Another year behind us and…and the details are important…
Here we are again at the end of another year. The prospects of new opportunities in the coming year are pending and as we look back over the current year on what we accomplished in our businesses, it’s time to review our year-end processes so we can assure that we will close out strong.
If you are on a calendar fiscal year, your business must close out the books to prepare for tax return preparation and other tax planning year-end events. While some businesses choose to keep up-to-date with these systems on a monthly or quarterly basis, for those who choose to only do so annually, this means it’s time to start preparing and finalizing your year-end processes.
It is vital when closing the books on another year in business that we make sure all key elements have been addressed because once the books are closed, it can be extremely challenging to go back and change the information…especially with our “oh-so-beloved” taxing agencies.
Here are a few important points to help ensure that you haven’t left anything out and can close out your business year in confidence:
- Reconcile bank accounts – Go through each of your bank accounts and make sure that the numbers you have in your accounting program match the balances of the statements. If they don’t match up, there may be errors, double entries or uncleared checks that have to be reviewed or corrected.
- Complete your invoicing – Review that you have sent out invoices for any products sold, tasks completed or services you have rendered in the current year.
- Record supplier invoices – Double-check that you have entered all of the invoices from of your suppliers or vendors and operating expenses. There may be some sitting in your inbox, or you may have missed payments. Some of them can wait until January it will depend on you due dates and strategy of moving expenses to one or the other year.
- Write off bad debts – Unfortunately, in today’s economy, not all of your customers are able (or willing) to pay their bills. If you do happen to have some customers who will most likely never be able to pay, you might want to consider writing those off as bad debts.
- Run reports to compare this year to previous years – To confirm that you haven’t missed anything, compare the preliminary reports for this year with the reports for last year. The best way to see this year’s discrepancies is to run the report by month and review for consistency. Of course, things change over the years, just be sure there is a logical explanation. If you find a discrepancy, you can look deeper to find out what might have been overlooked.
- Record depreciation – You must account for depreciation if your business has fixed assets. You can consult your accountant to make sure that this is done properly if this applies to you.
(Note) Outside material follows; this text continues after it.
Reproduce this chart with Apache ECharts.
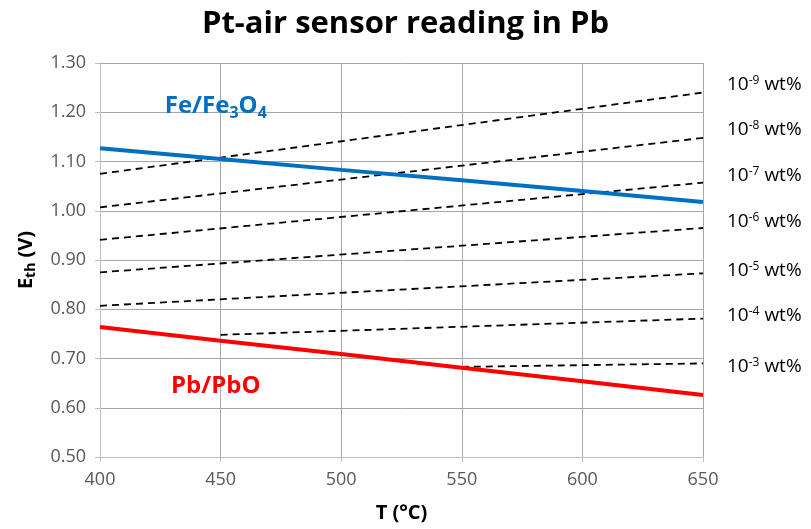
<!DOCTYPE html>
<html>
<head>
<meta charset="utf-8">
<script src="https://cdn.jsdelivr.net/npm/echarts@6/dist/echarts.min.js"></script>
<style>
  html, body { margin: 0; padding: 0; background: #fff; }
  #chart-container { width: 811px; height: 529px; }
</style>
</head>
<body>
<div id="chart-container"></div>
<script>
var xTicks = [400, 450, 500, 550, 600, 650];
var feFe3O4 = [1.127, 1.105, 1.083, 1.062, 1.040, 1.018];
var pbPbO = [0.764, 0.736, 0.709, 0.681, 0.654, 0.626];

// iso-concentration lines [T, E]
var isoNames = ["-9", "-8", "-7", "-6", "-5", "-4", "-3"];
var isoLines = [
  [[400, 1.075], [650, 1.240]],
  [[400, 1.007], [650, 1.148]],
  [[400, 0.941], [650, 1.057]],
  [[400, 0.875], [650, 0.965]],
  [[400, 0.807], [650, 0.873]],
  [[450, 0.748], [650, 0.781]],
  [[550, 0.683], [650, 0.690]]
];
var labelShift = [-8, -8, -7, -6, -3, -3, 3];

var font = "Open Sans";

var dom = document.getElementById("chart-container");
var myChart = echarts.init(dom, null, { renderer: "canvas" });

function textMark(coord, text, color, rich) {
  return {
    symbol: "rect",
    symbolSize: 1,
    itemStyle: { color: "rgba(0,0,0,0)" },
    silent: true,
    data: [{ coord: coord }],
    label: {
      show: true,
      position: "inside",
      formatter: text,
      color: color,
      fontFamily: font,
      fontWeight: "bold",
      fontSize: 24,
      rich: rich
    }
  };
}

var seriesData = [];
isoLines.forEach(function (line, i) {
  seriesData.push({
    type: "line",
    data: line,
    symbol: "none",
    silent: true,
    lineStyle: { color: "#000", width: 1.8, type: [7, 5] },
    endLabel: {
      show: true,
      distance: 24,
      offset: [0, labelShift[i]],
      formatter: "10{sup|" + isoNames[i] + "} wt%",
      color: "#000",
      fontFamily: font,
      fontSize: 19,
      rich: {
        sup: { fontSize: 12, fontFamily: font, color: "#000", verticalAlign: "top", padding: [0, 0, 8, 0] }
      }
    },
    z: 2
  });
});

seriesData.push({
  type: "line",
  data: xTicks.map(function (t, i) { return [t, feFe3O4[i]]; }),
  symbol: "none",
  lineStyle: { color: "#0070C0", width: 4 },
  z: 3,
  markPoint: textMark([448, 1.212], "Fe/Fe{sub|3}O{sub|4}", "#0070C0", {
    sub: { fontSize: 16, fontWeight: "bold", fontFamily: font, color: "#0070C0", verticalAlign: "bottom", padding: [14, 0, 0, 0] }
  })
});

seriesData.push({
  type: "line",
  data: xTicks.map(function (t, i) { return [t, pbPbO[i]]; }),
  symbol: "none",
  lineStyle: { color: "#FF0000", width: 4 },
  z: 3,
  markPoint: textMark([448, 0.644], "Pb/PbO", "#FF0000", {})
});

var option = {
  animation: false,
  title: {
    text: "Pt-air sensor reading in Pb",
    left: "center",
    top: 4,
    textStyle: { fontFamily: font, fontWeight: "bold", fontSize: 31, color: "#000" }
  },
  grid: { left: 100, right: 108, top: 63, bottom: 72 },
  xAxis: {
    type: "value",
    min: 400,
    max: 650,
    interval: 50,
    name: "T (°C)",
    nameLocation: "middle",
    nameGap: 46,
    nameTextStyle: { fontFamily: font, fontWeight: "bold", fontSize: 20, color: "#000" },
    axisLine: { lineStyle: { color: "#bfbfbf" } },
    axisTick: { show: true, length: 5, lineStyle: { color: "#bfbfbf" } },
    axisLabel: { fontFamily: font, fontSize: 18, color: "#595959", margin: 14 },
    splitLine: { lineStyle: { color: "#a6a6a6" } }
  },
  yAxis: {
    type: "value",
    min: 0.5,
    max: 1.3,
    interval: 0.1,
    name: "E{sub|th} (V)",
    nameLocation: "middle",
    nameGap: 62,
    nameRotate: 90,
    nameTextStyle: {
      fontFamily: font, fontWeight: "bold", fontSize: 20, color: "#000",
      rich: { sub: { fontFamily: font, fontWeight: "bold", fontSize: 14, color: "#000", verticalAlign: "bottom", padding: [9, 0, 0, 0] } }
    },
    axisLine: { show: true, lineStyle: { color: "#bfbfbf" } },
    axisTick: { show: true, length: 5, lineStyle: { color: "#bfbfbf" } },
    axisLabel: {
      fontFamily: font, fontSize: 18, color: "#595959", margin: 14,
      formatter: function (v) { return v.toFixed(2); }
    },
    splitLine: { lineStyle: { color: "#a6a6a6" } }
  },
  series: seriesData
};

myChart.setOption(option);
</script>
</body>
</html>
- Address prepaid expenses – Some businesses choose to prepay for certain services such as insurance. When the prepayment is made, it is recorded as an ‘asset’. It will need to be reclassified as an expense. Take a look at any prepaid expenses and adjust your records accordingly.
- Close out owner’s draw – Any money withdrawn from the company for personal use must be accounted for in an equity account.
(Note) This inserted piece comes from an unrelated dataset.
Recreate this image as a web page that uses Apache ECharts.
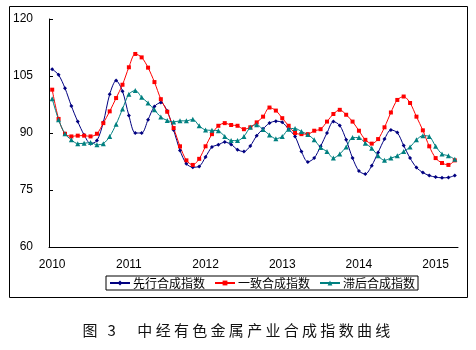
<!DOCTYPE html>
<html>
<head>
<meta charset="utf-8">
<script src="https://cdn.jsdelivr.net/npm/echarts@6/dist/echarts.min.js"></script>
<style>
html,body{margin:0;padding:0;background:#fff;}
#wrap{position:relative;width:476px;height:350px;}
#chart{position:absolute;left:0;top:0;width:476px;height:350px;}
#caption{position:absolute;left:0;width:476px;top:320px;text-align:center;font-family:"Noto Sans CJK SC",sans-serif;font-size:15px;line-height:20px;letter-spacing:3.3px;color:#111;}
</style>
</head>
<body>
<div id="wrap">
<div id="chart"></div>
<div id="caption">图 3　中经有色金属产业合成指数曲线</div>
</div>
<script>
// Month categories Jan 2010 - Apr 2015
const months = [];
for (let y = 2010; y <= 2015; y++) {
  for (let m = 1; m <= 12; m++) {
    if (y === 2015 && m > 4) break;
    months.push(y + '-' + (m < 10 ? '0' + m : m));
  }
}
const seriesNames = ['先行合成指数', '一致合成指数', '滞后合成指数'];
const leading = [106.8,105.3,101.8,97.1,93.0,89.5,87.2,88.0,92.8,100.2,103.8,101.0,94.6,90.0,90.0,93.5,97.0,98.0,95.8,90.8,85.4,81.9,81.0,81.2,83.7,86.3,86.9,87.6,87.0,85.6,85.1,86.6,89.3,91.1,92.6,93.1,92.8,91.0,89.1,85.1,82.4,83.4,86.5,90.0,93.0,92.0,88.2,83.4,80.0,79.2,81.4,84.9,88.4,90.8,90.1,86.7,83.4,80.9,79.6,78.8,78.4,78.2,78.3,78.8];
const coincident = [101.4,93.7,89.8,89.1,89.3,89.3,89.1,89.8,92.6,95.7,99.2,102.7,107.3,110.8,109.9,107.2,103.4,98.9,95.6,91.3,86.5,82.8,81.6,83.2,86.5,89.7,91.9,92.6,92.1,91.9,91.0,91.5,92.8,94.3,96.7,95.9,93.9,91.9,90.0,89.7,89.7,90.6,91.0,93.0,95.0,96.1,94.8,93.0,90.6,88.2,87.2,88.4,91.5,95.4,98.7,99.6,97.9,94.3,90.7,86.5,83.4,82.1,81.6,82.8];
const lagging = [99.0,93.5,89.8,88.2,87.2,87.3,87.5,86.9,87.2,89.1,92.3,96.3,100.2,101.2,99.4,97.9,96.1,94.2,93.3,92.9,93.2,93.2,93.6,91.9,90.8,90.7,90.6,89.1,88.0,88.0,89.1,91.5,92.2,90.9,89.5,88.5,89.1,91.0,91.2,90.4,89.6,88.2,86.2,85.1,83.4,84.5,86.3,88.8,88.8,87.3,86.0,84.0,82.8,83.4,84.0,85.1,86.3,88.2,89.3,89.1,86.5,84.5,84.0,83.1];
const yTicks = [60, 75, 90, 105, 120];

const chart = echarts.init(document.getElementById('chart'), null, {renderer: 'canvas'});
const isJan = (idx, val) => String(val).endsWith('-01');
const mk = (name, data, color, symbol, size) => ({
  name, type: 'line', data, symbol, symbolSize: size, showSymbol: true, showAllSymbol: true,
  smooth: 0.3,
  lineStyle: {color, width: 1}, itemStyle: {color}, animation: false
});
chart.setOption({
  animation: false,
  backgroundColor: '#fff',
  grid: {left: 49, top: 19, width: 409, height: 228},
  graphic: [{
    type: 'rect', shape: {x: 9.5, y: 6.5, width: 458, height: 291},
    style: {fill: 'none', stroke: '#000', lineWidth: 1}, silent: true, z: 0
  }],
  legend: {
    left: 106, top: 276, orient: 'horizontal',
    data: seriesNames,
    itemWidth: 20, itemHeight: 6, itemGap: 9,
    padding: [1, 3, 1, 3],
    borderColor: '#000', borderWidth: 1,
    textStyle: {fontFamily: '"Noto Sans CJK SC", sans-serif', fontSize: 12, color: '#000', padding: [0, 0, 0, -2]}
  },
  xAxis: {
    type: 'category', data: months, boundaryGap: true,
    axisLine: {lineStyle: {color: '#000', width: 1}},
    axisTick: {inside: true, length: 4, interval: isJan, lineStyle: {color: '#000'}},
    axisLabel: {interval: isJan, margin: 12, color: '#000', fontSize: 12,
      fontFamily: '"Liberation Sans", Arial, sans-serif',
      formatter: v => v.slice(0, 4)},
    splitLine: {show: false}
  },
  yAxis: {
    type: 'value', min: yTicks[0], max: yTicks[yTicks.length - 1], interval: 15,
    axisLine: {show: true, lineStyle: {color: '#000', width: 1}},
    axisTick: {show: true, inside: true, length: 4, lineStyle: {color: '#000'}},
    axisLabel: {margin: 16, color: '#000', fontSize: 12,
      fontFamily: '"Liberation Sans", Arial, sans-serif'},
    splitLine: {show: false}
  },
  series: [
    mk(seriesNames[0], leading, '#000080', 'diamond', 4),
    mk(seriesNames[1], coincident, '#FF0000', 'rect', 4),
    mk(seriesNames[2], lagging, '#008080', 'triangle', 5)
  ]
});
</script>
</body>
</html>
- Begin the 1099 process – Subcontractors must receive their 1099 forms by January 31. Start gathering together the information now to save extra time and headaches as that deadline approaches.
- Recording mileage – If you have used your personal vehicle to do running for your business, don’t forget to record the mileage. There are deductions you can claim for those expenses.
It may seem like a lot of technical information but getting everything in order now will help you to make sure that you aren’t caught scrambling as you get down to the wire and that you neither over or underpay the IRS or state tax agencies when tax day rolls around. The task of closing the books is typically performed by a company controller – but as a business owner you may want to be aware of the process and available for questions.